_MATERIAL_:
::::

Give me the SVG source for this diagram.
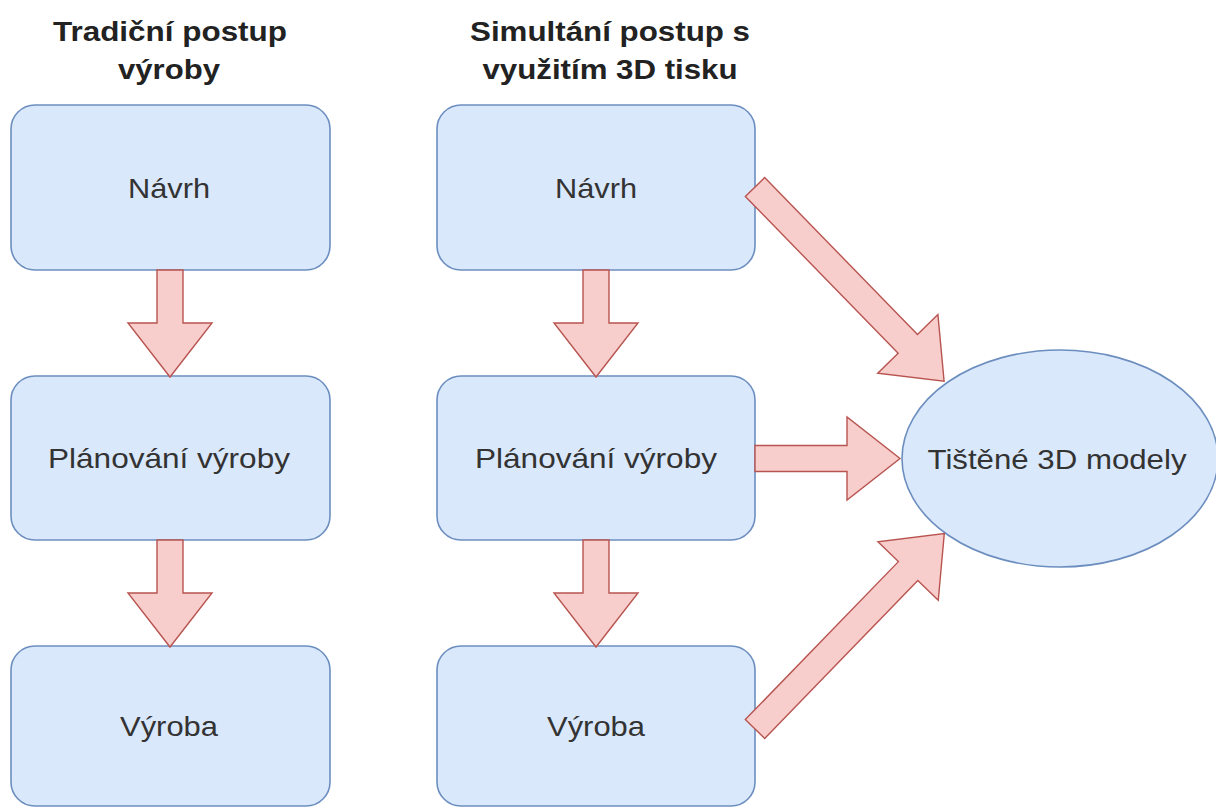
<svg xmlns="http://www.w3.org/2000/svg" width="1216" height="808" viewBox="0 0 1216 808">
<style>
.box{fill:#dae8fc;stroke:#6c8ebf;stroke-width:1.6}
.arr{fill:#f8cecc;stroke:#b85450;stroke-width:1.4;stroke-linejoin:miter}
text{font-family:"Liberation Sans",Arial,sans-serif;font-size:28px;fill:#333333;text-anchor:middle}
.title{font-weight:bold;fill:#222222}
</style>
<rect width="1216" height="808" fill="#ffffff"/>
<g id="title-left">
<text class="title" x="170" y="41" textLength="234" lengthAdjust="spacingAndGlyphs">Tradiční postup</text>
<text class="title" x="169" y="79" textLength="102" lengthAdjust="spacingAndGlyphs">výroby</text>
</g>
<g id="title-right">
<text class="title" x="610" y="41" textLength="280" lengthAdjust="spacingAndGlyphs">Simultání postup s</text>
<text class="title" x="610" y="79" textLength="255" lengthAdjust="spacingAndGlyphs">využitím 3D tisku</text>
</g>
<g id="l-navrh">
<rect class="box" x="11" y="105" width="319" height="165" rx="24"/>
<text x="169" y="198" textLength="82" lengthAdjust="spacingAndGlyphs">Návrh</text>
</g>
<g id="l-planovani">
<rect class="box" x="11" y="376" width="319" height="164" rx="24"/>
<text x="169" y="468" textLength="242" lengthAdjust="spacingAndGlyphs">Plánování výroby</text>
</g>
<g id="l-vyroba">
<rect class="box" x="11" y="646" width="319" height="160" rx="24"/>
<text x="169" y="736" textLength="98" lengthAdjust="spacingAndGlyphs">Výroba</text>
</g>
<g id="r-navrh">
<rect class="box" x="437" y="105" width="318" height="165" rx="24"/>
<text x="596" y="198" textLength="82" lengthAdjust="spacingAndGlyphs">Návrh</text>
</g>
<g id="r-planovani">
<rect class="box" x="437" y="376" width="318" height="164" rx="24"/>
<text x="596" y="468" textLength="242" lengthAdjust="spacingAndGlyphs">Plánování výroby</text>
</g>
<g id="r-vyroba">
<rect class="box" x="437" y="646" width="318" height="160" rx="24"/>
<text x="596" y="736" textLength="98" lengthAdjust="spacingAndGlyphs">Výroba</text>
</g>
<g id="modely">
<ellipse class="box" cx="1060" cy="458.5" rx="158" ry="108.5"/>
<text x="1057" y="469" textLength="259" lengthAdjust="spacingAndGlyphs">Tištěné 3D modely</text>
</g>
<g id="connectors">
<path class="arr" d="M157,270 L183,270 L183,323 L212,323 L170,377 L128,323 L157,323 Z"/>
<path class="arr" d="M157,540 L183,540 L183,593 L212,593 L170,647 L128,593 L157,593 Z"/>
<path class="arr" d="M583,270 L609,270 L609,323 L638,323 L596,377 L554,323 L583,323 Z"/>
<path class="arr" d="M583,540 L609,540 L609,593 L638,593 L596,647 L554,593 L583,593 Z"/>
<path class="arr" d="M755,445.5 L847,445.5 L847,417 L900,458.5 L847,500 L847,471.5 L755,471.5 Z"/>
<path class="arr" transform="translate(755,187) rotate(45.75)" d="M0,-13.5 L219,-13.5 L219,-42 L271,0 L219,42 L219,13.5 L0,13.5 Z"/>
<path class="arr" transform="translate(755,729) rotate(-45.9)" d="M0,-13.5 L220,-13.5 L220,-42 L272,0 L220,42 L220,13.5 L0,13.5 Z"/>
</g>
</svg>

::::

Repeat the material above word for word, please, apart from its images.

Give me the SVG source for this diagram.
<svg xmlns="http://www.w3.org/2000/svg" width="1216" height="808" viewBox="0 0 1216 808">
<style>
.box{fill:#dae8fc;stroke:#6c8ebf;stroke-width:1.6}
.arr{fill:#f8cecc;stroke:#b85450;stroke-width:1.4;stroke-linejoin:miter}
text{font-family:"Liberation Sans",Arial,sans-serif;font-size:28px;fill:#333333;text-anchor:middle}
.title{font-weight:bold;fill:#222222}
</style>
<rect width="1216" height="808" fill="#ffffff"/>
<g id="title-left">
<text class="title" x="170" y="41" textLength="234" lengthAdjust="spacingAndGlyphs">Tradiční postup</text>
<text class="title" x="169" y="79" textLength="102" lengthAdjust="spacingAndGlyphs">výroby</text>
</g>
<g id="title-right">
<text class="title" x="610" y="41" textLength="280" lengthAdjust="spacingAndGlyphs">Simultání postup s</text>
<text class="title" x="610" y="79" textLength="255" lengthAdjust="spacingAndGlyphs">využitím 3D tisku</text>
</g>
<g id="l-navrh">
<rect class="box" x="11" y="105" width="319" height="165" rx="24"/>
<text x="169" y="198" textLength="82" lengthAdjust="spacingAndGlyphs">Návrh</text>
</g>
<g id="l-planovani">
<rect class="box" x="11" y="376" width="319" height="164" rx="24"/>
<text x="169" y="468" textLength="242" lengthAdjust="spacingAndGlyphs">Plánování výroby</text>
</g>
<g id="l-vyroba">
<rect class="box" x="11" y="646" width="319" height="160" rx="24"/>
<text x="169" y="736" textLength="98" lengthAdjust="spacingAndGlyphs">Výroba</text>
</g>
<g id="r-navrh">
<rect class="box" x="437" y="105" width="318" height="165" rx="24"/>
<text x="596" y="198" textLength="82" lengthAdjust="spacingAndGlyphs">Návrh</text>
</g>
<g id="r-planovani">
<rect class="box" x="437" y="376" width="318" height="164" rx="24"/>
<text x="596" y="468" textLength="242" lengthAdjust="spacingAndGlyphs">Plánování výroby</text>
</g>
<g id="r-vyroba">
<rect class="box" x="437" y="646" width="318" height="160" rx="24"/>
<text x="596" y="736" textLength="98" lengthAdjust="spacingAndGlyphs">Výroba</text>
</g>
<g id="modely">
<ellipse class="box" cx="1060" cy="458.5" rx="158" ry="108.5"/>
<text x="1057" y="469" textLength="259" lengthAdjust="spacingAndGlyphs">Tištěné 3D modely</text>
</g>
<g id="connectors">
<path class="arr" d="M157,270 L183,270 L183,323 L212,323 L170,377 L128,323 L157,323 Z"/>
<path class="arr" d="M157,540 L183,540 L183,593 L212,593 L170,647 L128,593 L157,593 Z"/>
<path class="arr" d="M583,270 L609,270 L609,323 L638,323 L596,377 L554,323 L583,323 Z"/>
<path class="arr" d="M583,540 L609,540 L609,593 L638,593 L596,647 L554,593 L583,593 Z"/>
<path class="arr" d="M755,445.5 L847,445.5 L847,417 L900,458.5 L847,500 L847,471.5 L755,471.5 Z"/>
<path class="arr" transform="translate(755,187) rotate(45.75)" d="M0,-13.5 L219,-13.5 L219,-42 L271,0 L219,42 L219,13.5 L0,13.5 Z"/>
<path class="arr" transform="translate(755,729) rotate(-45.9)" d="M0,-13.5 L220,-13.5 L220,-42 L272,0 L220,42 L220,13.5 L0,13.5 Z"/>
</g>
</svg>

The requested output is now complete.